● AIM OF THE EXERCISE:
Retype the data exactly, from its first line to the line containing "Chart.register(...registerables);", including both, and skip any picture.

============================================================

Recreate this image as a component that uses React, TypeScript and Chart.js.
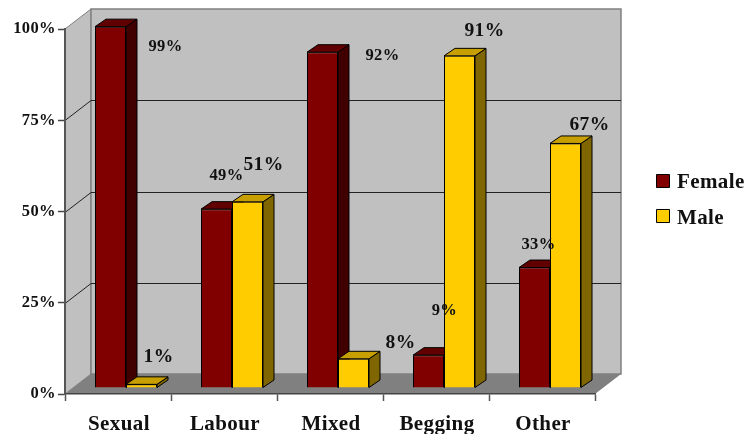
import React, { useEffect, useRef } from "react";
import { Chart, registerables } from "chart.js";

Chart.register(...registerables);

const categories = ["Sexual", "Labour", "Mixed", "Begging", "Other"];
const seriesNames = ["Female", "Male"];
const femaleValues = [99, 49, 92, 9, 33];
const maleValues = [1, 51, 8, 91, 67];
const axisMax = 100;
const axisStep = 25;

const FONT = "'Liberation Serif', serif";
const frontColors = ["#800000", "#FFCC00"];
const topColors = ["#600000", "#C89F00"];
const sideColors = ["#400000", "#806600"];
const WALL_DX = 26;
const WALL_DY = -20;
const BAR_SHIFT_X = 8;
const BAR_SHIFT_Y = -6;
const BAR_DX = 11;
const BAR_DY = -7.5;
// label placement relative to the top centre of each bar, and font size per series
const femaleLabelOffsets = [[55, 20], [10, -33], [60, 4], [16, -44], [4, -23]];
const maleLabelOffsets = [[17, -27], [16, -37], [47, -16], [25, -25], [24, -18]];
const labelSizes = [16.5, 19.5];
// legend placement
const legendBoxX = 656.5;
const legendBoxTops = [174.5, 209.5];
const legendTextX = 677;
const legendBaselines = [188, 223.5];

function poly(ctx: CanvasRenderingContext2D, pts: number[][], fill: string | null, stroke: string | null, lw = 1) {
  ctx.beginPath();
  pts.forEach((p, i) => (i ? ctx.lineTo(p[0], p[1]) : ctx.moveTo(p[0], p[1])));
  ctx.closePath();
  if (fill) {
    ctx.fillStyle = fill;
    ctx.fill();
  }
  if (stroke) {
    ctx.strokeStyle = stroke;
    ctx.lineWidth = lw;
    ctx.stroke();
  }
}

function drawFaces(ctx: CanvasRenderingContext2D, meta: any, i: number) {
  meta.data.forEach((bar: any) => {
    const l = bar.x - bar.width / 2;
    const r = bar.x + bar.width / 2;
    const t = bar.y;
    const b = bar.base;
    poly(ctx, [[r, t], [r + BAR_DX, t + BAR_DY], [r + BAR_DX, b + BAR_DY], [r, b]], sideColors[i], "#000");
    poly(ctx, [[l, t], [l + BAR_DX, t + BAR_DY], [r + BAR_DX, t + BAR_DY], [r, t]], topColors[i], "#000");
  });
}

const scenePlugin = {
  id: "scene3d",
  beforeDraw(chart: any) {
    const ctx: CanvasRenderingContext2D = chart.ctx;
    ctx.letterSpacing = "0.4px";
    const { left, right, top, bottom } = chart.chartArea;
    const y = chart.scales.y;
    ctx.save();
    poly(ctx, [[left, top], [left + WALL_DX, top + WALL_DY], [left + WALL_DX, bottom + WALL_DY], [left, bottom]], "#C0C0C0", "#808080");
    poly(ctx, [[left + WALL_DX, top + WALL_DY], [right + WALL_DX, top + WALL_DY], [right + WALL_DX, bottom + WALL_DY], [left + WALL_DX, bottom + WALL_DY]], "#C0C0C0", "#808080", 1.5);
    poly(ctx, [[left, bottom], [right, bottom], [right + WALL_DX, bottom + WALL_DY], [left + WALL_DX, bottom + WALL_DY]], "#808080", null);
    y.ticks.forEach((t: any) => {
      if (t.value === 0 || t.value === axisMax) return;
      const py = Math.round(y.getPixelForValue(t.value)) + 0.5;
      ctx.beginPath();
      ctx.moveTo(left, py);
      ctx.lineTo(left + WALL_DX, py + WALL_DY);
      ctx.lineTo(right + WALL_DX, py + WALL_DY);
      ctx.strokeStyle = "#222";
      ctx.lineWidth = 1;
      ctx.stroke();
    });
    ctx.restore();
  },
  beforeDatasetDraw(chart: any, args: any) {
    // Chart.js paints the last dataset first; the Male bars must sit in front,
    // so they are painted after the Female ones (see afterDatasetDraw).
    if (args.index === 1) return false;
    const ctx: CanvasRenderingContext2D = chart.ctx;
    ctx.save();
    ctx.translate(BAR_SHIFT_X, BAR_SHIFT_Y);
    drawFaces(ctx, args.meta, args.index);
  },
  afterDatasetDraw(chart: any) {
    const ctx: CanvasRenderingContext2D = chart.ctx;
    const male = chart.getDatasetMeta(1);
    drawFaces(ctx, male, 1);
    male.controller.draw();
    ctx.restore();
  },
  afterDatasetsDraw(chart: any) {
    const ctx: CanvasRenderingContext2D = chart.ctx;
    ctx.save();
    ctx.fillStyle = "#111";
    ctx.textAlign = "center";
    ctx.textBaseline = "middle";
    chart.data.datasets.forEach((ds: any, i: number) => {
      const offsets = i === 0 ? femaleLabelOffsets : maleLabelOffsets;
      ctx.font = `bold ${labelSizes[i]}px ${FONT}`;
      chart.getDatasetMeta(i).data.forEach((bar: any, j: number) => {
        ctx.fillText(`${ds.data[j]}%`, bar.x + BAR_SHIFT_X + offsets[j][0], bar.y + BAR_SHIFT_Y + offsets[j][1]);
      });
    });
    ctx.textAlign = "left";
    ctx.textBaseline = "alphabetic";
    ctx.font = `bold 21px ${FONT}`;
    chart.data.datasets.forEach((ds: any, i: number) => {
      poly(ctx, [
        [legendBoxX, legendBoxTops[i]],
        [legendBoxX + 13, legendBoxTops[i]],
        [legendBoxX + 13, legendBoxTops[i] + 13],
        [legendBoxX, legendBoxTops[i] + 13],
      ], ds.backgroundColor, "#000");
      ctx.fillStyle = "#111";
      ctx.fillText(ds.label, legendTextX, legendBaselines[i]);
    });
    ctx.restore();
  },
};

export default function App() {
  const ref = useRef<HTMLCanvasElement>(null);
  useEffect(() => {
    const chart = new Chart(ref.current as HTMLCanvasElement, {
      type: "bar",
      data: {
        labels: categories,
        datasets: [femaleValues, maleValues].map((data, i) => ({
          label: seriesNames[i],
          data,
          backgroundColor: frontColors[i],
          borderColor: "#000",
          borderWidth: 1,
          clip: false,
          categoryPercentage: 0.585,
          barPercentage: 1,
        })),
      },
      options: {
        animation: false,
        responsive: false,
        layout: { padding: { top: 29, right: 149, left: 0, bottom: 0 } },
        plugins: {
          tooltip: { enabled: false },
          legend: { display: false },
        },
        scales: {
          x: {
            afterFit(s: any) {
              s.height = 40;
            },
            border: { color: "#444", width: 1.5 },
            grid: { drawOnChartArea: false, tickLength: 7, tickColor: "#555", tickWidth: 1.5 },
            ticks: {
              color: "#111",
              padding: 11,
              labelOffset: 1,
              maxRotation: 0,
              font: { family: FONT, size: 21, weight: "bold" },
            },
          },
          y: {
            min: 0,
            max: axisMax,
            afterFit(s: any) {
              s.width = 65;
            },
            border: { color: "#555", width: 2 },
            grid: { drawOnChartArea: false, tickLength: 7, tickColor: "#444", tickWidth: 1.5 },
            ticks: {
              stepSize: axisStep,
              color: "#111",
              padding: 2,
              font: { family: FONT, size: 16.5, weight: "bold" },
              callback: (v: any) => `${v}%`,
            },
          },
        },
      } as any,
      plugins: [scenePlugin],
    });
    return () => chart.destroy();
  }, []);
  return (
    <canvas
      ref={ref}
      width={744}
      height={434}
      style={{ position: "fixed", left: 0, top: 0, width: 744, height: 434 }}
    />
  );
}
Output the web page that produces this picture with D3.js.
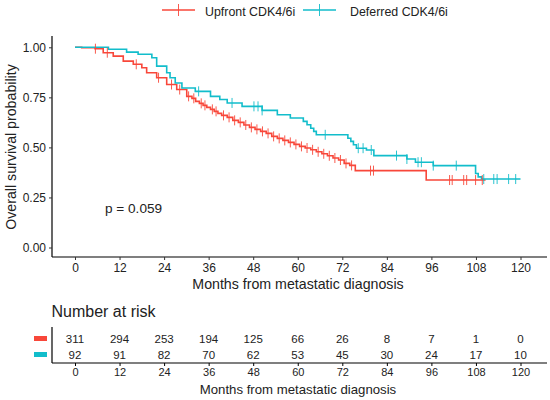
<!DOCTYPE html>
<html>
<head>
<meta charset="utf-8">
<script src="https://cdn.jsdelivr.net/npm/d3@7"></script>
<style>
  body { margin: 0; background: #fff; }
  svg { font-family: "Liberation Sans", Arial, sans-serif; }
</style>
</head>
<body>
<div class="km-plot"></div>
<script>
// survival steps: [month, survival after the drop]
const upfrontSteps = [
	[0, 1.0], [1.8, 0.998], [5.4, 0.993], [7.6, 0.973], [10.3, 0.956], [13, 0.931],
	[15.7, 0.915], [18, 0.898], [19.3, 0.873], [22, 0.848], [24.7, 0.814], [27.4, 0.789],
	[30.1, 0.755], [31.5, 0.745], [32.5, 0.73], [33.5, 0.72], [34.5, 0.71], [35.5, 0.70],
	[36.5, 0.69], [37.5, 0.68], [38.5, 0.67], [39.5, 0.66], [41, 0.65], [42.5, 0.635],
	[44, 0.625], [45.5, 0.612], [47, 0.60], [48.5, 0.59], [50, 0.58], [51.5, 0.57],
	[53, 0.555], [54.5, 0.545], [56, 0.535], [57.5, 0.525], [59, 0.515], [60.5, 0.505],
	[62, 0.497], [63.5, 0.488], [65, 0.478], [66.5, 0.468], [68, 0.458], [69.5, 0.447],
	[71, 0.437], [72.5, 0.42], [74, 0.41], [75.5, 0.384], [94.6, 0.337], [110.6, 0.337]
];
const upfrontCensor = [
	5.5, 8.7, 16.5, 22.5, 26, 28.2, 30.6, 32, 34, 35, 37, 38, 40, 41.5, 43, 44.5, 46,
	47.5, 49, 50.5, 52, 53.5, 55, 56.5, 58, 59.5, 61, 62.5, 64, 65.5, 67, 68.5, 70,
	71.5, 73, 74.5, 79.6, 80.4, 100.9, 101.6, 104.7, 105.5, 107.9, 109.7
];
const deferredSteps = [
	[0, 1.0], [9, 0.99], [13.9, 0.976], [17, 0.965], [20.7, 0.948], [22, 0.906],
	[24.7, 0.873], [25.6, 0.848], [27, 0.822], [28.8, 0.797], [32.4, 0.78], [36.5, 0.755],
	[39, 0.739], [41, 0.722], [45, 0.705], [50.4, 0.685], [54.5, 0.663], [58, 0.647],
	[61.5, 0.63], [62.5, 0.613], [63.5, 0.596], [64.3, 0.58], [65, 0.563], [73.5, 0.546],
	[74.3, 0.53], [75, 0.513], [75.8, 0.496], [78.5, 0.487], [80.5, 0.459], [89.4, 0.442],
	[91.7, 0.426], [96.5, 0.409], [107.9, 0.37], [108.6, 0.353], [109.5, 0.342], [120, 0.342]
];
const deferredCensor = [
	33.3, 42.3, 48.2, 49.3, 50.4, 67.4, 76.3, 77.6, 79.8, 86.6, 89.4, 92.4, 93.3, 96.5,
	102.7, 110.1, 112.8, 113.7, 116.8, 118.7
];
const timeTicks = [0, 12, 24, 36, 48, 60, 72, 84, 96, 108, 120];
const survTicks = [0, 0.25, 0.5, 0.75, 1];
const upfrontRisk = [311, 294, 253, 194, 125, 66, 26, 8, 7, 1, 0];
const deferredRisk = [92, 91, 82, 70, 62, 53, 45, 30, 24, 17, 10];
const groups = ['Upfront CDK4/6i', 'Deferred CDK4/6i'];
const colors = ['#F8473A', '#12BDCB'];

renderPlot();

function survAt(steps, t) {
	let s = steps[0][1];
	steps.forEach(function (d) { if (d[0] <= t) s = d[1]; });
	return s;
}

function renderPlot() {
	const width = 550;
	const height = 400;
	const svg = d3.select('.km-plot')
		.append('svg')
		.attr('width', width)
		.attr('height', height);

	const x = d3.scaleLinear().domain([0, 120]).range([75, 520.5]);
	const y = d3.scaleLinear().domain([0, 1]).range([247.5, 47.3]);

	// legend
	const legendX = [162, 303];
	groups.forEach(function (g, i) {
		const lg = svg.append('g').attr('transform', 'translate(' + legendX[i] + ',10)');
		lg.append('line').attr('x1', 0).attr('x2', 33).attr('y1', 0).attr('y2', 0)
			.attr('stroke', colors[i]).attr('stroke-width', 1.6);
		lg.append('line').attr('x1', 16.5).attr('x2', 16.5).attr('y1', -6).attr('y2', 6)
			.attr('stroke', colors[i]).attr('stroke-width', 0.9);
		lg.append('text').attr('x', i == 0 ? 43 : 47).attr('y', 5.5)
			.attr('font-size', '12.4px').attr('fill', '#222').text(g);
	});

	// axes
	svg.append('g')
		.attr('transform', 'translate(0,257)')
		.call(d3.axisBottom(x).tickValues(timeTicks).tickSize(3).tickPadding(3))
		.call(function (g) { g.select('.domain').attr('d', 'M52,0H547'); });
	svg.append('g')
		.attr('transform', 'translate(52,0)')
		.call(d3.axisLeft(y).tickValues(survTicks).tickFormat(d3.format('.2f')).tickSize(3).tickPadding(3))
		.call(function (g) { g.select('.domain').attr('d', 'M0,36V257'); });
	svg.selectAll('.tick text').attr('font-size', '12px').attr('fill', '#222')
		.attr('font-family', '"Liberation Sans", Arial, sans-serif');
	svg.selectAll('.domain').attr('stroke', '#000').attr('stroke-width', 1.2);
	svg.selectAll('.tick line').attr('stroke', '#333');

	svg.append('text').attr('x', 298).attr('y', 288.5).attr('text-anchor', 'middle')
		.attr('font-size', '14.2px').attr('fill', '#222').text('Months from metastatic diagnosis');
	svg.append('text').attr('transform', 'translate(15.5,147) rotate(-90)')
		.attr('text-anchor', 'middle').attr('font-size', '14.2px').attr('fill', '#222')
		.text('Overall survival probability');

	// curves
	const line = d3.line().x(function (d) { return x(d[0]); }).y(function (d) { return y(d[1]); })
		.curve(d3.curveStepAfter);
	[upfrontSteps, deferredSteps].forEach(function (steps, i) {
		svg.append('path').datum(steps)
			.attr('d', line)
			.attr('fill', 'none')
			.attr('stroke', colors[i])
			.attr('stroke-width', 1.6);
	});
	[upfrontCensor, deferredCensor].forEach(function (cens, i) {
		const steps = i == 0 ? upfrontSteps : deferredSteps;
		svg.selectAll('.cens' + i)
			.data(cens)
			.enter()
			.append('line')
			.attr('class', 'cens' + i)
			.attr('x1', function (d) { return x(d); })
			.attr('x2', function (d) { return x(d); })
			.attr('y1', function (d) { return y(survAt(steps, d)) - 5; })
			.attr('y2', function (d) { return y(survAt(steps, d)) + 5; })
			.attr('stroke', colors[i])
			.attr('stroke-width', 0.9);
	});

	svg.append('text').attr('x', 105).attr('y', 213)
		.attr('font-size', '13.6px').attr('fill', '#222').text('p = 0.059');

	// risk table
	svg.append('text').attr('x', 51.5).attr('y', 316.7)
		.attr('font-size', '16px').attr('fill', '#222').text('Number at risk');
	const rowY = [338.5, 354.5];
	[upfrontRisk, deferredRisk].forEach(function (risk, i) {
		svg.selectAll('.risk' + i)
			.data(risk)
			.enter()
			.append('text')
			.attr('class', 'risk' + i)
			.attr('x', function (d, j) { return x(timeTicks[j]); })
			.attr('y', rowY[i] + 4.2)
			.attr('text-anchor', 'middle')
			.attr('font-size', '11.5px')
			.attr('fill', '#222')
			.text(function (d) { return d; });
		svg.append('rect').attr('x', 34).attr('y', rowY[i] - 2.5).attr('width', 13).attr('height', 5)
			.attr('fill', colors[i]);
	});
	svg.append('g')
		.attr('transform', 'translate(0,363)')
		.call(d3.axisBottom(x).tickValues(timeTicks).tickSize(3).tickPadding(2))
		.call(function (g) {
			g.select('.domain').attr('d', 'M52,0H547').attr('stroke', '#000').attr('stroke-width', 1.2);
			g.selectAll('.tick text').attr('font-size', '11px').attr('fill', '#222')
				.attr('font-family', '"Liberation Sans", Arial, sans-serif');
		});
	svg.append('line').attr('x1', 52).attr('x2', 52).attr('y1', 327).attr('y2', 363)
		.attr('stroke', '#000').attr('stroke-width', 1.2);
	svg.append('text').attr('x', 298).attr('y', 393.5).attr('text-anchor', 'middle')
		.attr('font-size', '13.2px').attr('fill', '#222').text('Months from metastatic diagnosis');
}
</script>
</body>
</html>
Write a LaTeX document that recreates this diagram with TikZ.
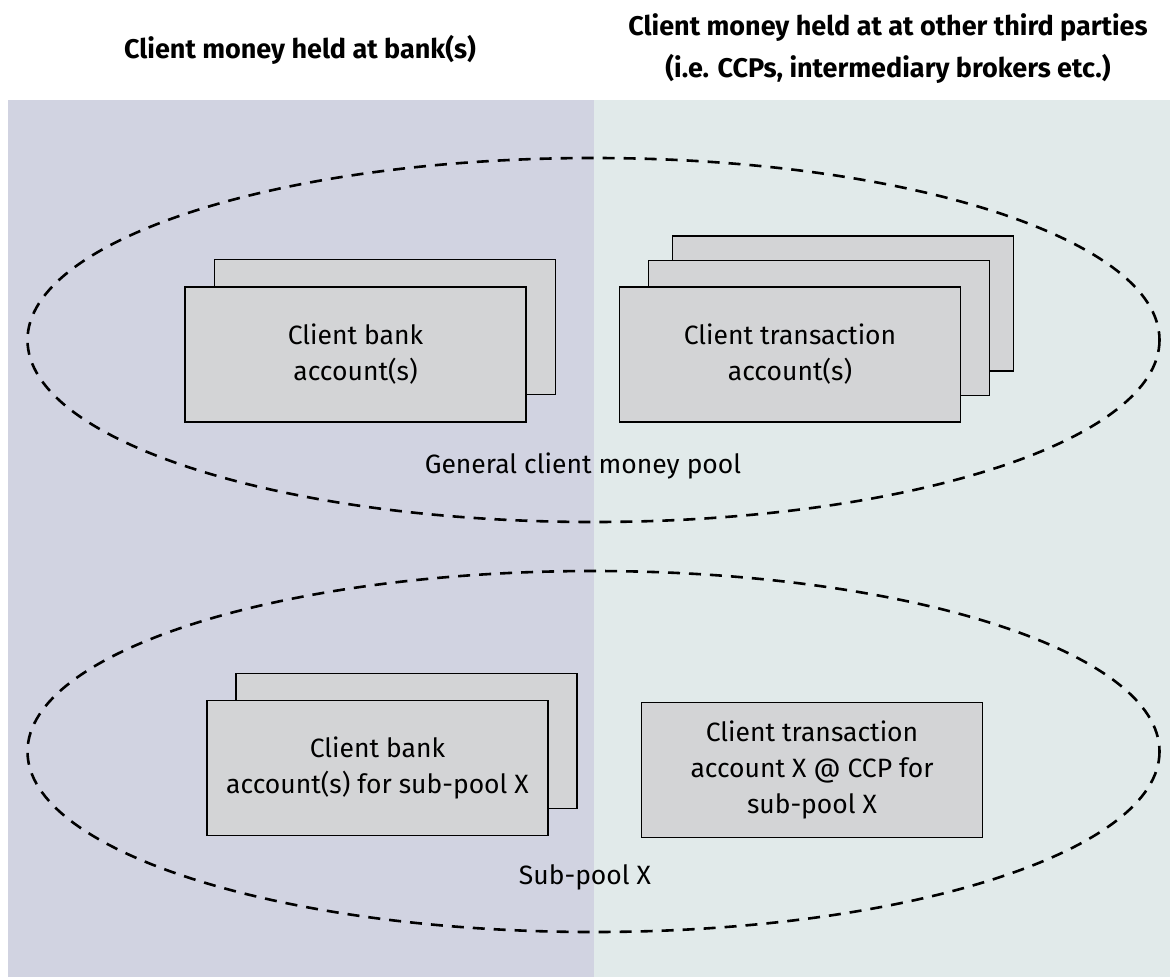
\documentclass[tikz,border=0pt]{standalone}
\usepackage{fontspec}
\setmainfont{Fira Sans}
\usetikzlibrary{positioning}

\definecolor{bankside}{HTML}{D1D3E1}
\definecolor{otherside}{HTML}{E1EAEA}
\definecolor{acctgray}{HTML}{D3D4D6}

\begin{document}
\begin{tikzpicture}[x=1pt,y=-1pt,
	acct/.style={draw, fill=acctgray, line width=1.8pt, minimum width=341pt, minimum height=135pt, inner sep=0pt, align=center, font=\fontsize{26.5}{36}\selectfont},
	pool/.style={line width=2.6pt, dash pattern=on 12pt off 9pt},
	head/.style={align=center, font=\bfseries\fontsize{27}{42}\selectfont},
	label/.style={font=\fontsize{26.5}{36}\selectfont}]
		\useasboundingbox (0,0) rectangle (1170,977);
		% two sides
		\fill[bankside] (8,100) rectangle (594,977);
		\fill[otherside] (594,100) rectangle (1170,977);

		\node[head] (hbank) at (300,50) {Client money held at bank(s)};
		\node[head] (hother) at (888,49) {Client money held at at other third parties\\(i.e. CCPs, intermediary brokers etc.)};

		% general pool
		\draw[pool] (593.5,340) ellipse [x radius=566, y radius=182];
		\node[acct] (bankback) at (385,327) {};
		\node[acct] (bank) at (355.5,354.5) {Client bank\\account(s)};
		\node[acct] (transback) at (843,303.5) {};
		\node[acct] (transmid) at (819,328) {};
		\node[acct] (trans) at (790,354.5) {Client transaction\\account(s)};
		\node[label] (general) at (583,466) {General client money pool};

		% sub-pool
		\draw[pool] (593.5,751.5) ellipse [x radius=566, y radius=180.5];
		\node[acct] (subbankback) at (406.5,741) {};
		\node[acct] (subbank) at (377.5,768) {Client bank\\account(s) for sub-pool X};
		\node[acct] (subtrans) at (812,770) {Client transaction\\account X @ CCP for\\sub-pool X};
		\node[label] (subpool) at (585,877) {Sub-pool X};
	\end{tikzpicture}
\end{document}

============================================================

● SOLUTION TO THIS PROBLEM:
Recreate this image as a component that uses React, TypeScript and Chart.js.
import React, { useEffect, useRef } from "react";
import { Chart, registerables } from "chart.js";

Chart.register(...registerables);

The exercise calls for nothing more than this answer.